> Short exercise
Take the data below and write out exactly the lines from the one with "Write the React, TypeScript" through the one with "const data = [sumenep, pamekasan, sampang];"; omit every other line.

> Given records
%%

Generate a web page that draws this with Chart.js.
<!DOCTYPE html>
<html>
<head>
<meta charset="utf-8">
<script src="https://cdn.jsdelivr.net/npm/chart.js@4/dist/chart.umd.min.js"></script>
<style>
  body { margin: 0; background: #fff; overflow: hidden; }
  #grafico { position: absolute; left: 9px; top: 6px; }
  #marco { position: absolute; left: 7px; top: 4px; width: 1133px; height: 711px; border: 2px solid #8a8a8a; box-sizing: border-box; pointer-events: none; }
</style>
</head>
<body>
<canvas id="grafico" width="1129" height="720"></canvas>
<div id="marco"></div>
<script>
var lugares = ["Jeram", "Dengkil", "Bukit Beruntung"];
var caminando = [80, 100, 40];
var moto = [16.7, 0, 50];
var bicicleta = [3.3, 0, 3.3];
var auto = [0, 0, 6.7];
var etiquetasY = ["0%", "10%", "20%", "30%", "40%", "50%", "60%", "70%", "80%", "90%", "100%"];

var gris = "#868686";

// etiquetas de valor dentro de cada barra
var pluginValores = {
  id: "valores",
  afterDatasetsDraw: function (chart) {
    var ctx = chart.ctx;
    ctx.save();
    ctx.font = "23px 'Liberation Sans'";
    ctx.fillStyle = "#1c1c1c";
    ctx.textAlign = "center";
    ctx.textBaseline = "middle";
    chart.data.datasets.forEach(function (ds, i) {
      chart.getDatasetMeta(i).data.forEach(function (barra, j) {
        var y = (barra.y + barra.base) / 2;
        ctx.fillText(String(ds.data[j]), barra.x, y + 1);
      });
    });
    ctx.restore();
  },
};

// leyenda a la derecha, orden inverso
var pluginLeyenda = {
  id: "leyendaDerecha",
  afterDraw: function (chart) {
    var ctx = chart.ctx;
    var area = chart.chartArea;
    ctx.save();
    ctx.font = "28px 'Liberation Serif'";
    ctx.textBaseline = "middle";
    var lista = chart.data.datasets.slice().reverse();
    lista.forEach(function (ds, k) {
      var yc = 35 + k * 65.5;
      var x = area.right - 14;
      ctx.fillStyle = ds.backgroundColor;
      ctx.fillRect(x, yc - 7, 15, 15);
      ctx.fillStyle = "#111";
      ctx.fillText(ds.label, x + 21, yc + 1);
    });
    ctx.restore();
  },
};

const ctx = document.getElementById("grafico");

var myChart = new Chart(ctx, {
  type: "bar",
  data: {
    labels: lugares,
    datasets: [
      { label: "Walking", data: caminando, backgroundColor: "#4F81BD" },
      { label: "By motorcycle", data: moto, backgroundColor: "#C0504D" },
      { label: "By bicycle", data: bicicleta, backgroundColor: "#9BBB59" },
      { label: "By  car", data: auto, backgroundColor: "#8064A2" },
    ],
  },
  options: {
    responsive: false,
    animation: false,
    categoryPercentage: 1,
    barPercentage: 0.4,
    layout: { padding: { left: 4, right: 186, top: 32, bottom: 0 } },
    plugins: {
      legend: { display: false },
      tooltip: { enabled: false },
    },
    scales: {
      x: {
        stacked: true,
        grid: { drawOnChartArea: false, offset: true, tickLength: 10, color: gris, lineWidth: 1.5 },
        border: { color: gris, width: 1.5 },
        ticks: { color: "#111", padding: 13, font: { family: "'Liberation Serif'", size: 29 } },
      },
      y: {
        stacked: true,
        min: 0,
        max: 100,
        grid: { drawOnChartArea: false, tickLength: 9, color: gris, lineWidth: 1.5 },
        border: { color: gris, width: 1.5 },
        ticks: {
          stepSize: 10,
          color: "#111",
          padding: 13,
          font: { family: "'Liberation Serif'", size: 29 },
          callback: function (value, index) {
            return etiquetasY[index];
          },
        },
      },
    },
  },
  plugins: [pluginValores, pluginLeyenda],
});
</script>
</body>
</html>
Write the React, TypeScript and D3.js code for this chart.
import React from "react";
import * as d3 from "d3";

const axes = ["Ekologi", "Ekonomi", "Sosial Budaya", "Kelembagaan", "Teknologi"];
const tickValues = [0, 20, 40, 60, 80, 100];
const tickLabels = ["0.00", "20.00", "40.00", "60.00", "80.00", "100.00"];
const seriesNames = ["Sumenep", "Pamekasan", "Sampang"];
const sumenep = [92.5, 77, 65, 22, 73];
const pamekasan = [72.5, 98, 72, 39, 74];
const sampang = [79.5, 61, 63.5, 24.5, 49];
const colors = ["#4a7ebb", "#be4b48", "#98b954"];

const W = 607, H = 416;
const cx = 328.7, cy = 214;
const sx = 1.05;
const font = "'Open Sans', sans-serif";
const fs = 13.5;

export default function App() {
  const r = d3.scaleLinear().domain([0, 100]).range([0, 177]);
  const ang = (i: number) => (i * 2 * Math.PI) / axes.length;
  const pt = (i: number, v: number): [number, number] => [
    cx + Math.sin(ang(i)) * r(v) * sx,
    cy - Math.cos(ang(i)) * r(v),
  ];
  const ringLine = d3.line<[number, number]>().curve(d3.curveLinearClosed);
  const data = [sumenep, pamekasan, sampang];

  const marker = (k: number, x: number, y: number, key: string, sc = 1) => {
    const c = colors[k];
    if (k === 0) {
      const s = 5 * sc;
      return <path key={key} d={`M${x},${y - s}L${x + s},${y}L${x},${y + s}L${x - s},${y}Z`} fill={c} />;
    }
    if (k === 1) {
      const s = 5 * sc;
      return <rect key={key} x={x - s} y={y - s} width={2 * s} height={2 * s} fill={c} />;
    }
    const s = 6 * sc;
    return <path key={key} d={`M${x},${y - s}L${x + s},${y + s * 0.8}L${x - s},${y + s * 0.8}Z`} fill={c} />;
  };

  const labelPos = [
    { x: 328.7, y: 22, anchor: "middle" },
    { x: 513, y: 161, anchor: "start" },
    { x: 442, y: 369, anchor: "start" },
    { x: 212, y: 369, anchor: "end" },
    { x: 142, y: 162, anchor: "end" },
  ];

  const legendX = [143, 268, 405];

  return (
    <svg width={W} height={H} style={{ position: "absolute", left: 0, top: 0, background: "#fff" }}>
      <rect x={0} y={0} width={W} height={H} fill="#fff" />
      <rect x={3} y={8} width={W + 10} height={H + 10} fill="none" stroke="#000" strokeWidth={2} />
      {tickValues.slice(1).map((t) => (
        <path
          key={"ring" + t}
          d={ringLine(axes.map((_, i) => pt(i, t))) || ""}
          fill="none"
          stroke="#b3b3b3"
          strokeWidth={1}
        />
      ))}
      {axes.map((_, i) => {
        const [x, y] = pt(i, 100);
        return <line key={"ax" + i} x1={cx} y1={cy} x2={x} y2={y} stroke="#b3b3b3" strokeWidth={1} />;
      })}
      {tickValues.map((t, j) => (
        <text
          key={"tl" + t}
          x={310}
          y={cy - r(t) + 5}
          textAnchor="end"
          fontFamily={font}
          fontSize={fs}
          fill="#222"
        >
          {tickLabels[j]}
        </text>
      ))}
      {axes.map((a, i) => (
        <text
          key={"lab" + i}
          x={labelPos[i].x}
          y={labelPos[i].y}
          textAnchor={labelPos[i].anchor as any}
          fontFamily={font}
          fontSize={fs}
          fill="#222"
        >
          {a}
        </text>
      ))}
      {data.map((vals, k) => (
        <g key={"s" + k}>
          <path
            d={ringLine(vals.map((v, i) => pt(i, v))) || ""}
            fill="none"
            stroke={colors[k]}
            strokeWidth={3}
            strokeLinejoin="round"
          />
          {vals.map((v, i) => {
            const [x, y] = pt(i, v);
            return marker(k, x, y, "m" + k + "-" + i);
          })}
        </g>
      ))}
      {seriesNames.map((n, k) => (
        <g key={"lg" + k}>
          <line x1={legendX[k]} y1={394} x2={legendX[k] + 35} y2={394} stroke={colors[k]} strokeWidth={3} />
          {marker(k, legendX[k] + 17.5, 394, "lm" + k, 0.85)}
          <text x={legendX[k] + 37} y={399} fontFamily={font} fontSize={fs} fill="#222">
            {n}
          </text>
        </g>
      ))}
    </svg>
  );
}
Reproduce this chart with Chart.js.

%%

> Exercise output
Write the React, TypeScript and D3.js code for this chart.
import React from "react";
import * as d3 from "d3";

const axes = ["Ekologi", "Ekonomi", "Sosial Budaya", "Kelembagaan", "Teknologi"];
const tickValues = [0, 20, 40, 60, 80, 100];
const tickLabels = ["0.00", "20.00", "40.00", "60.00", "80.00", "100.00"];
const seriesNames = ["Sumenep", "Pamekasan", "Sampang"];
const sumenep = [92.5, 77, 65, 22, 73];
const pamekasan = [72.5, 98, 72, 39, 74];
const sampang = [79.5, 61, 63.5, 24.5, 49];
const colors = ["#4a7ebb", "#be4b48", "#98b954"];

const W = 607, H = 416;
const cx = 328.7, cy = 214;
const sx = 1.05;
const font = "'Open Sans', sans-serif";
const fs = 13.5;

export default function App() {
  const r = d3.scaleLinear().domain([0, 100]).range([0, 177]);
  const ang = (i: number) => (i * 2 * Math.PI) / axes.length;
  const pt = (i: number, v: number): [number, number] => [
    cx + Math.sin(ang(i)) * r(v) * sx,
    cy - Math.cos(ang(i)) * r(v),
  ];
  const ringLine = d3.line<[number, number]>().curve(d3.curveLinearClosed);
  const data = [sumenep, pamekasan, sampang];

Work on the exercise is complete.